Look West: Public lands and energy news from the Center for Western Priorities

Secret 'hit list' targets clean energy projects

Monday, March 31, 2025
The Denali National Park gateway community of Healy, Alaska, whose project to transition from coal to renewables is on the 'hit list.' NNECAPA Photo Library via Flickr/CC BY 2.0

Despite declaring an 'energy emergency' and pushing an 'energy dominance' agenda, the Trump administration is working to roll back billions of dollars in funding for energy projects. Officials at the Department of Energy (DOE) are developing a 'hit list' of clean energy projects that were awarded federal funding during the Biden administration, including through the Inflation Reduction Act, the Bipartisan Infrastructure Law, and annual appropriations made by Congress.  

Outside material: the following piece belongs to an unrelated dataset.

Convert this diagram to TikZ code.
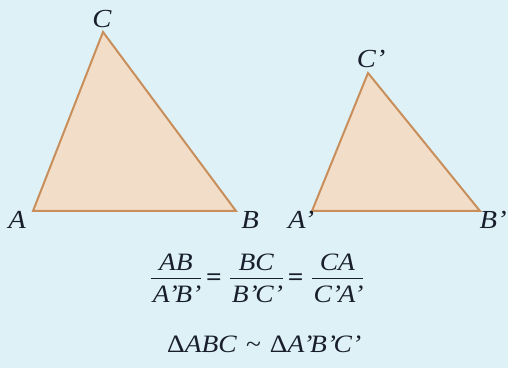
\documentclass[tikz,border=0pt]{standalone}
\usepackage{fontspec}
\setmainfont[FakeStretch=1.1]{Liberation Serif}
\definecolor{bgblue}{RGB}{221,241,246}
\definecolor{tanfill}{RGB}{242,222,200}
\definecolor{tanline}{RGB}{200,142,92}
\definecolor{inkblue}{RGB}{25,30,45}
\newcommand{\pr}{’\kern-1.2pt}
\newcommand{\eqsign}{\hbox{\raisebox{-0.4pt}{\bfseries =}}}
\newcommand{\ratiofrac}[2]{\vcenter{\hbox{\renewcommand\arraystretch{0}\setlength{\tabcolsep}{1pt}\begin{tabular}{c}\rule[-3.5pt]{0pt}{9.5pt}\textit{#1}\\\hline\rule[-0.5pt]{0pt}{12.5pt}\textit{#2}\end{tabular}}}}

\begin{document}
\begin{tikzpicture}[x=0.5pt,y=-0.5pt,tri/.style={draw=tanline,fill=tanfill,line width=1pt,line join=miter},lbl/.style={font=\fontsize{13}{16}\selectfont\itshape,text=inkblue,inner sep=0pt},eq/.style={font=\fontsize{12.5}{15}\selectfont,text=inkblue,inner sep=0pt,anchor=base}]
\fill[bgblue] (0,0) rectangle (508,368);
\useasboundingbox (0,0) rectangle (508,368);
\coordinate (A) at (33,211);
\coordinate (B) at (236,211);
\coordinate (C) at (103,32);
\coordinate (A1) at (312,211);
\coordinate (B1) at (480,211);
\coordinate (C1) at (368,73);
\draw[tri] (A) -- (B) -- (C) -- cycle;
\draw[tri] (A1) -- (B1) -- (C1) -- cycle;
\node[lbl] (lA) at (17,220) {A};
\node[lbl] (lB) at (250,220) {B};
\node[lbl] (lC) at (102,19) {C};
\node[lbl] (lA1) at (300,220) {A\pr};
\node[lbl] (lB1) at (492,220) {B\pr};
\node[lbl] (lC1) at (370,59) {C\pr};
\node[eq] (ratio) at (257,285) {$\ratiofrac{AB}{A\pr B\pr}\mkern4mu\eqsign\mkern6mu\ratiofrac{BC}{B\pr C\pr}\mkern4mu\eqsign\mkern6mu\ratiofrac{CA}{C\pr A\pr}$};
\node[eq] (simil) at (263,352) {Δ\textit{ABC}\kern4.5pt\textasciitilde\kern4.5pt Δ\textit{A\pr B\pr C\pr}};
\end{tikzpicture}
\end{document}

According to Heated, the 'hit list' of proposed cuts includes:

  • $156 million for long-duration energy storage projects—in other words, improved batteries to address the intermittent nature of renewables;
  • $900 million in grants made by DOE's Office of Energy Efficiency & Renewable Energy;
  • $700 million from DOE's Grid Deployment Office for projects including transmission projects across 16 states and offshore wind projects. 

"Cutting funding that Congress has appropriated for specific programs and that federal agencies have already promised to recipients raises numerous legal concerns—from constitutional violations like separation of powers and faithfully executing laws to arbitrary and unreasoned decision-making," Jill Tauber, vice president of climate and energy litigation at Earthjustice, told Heated.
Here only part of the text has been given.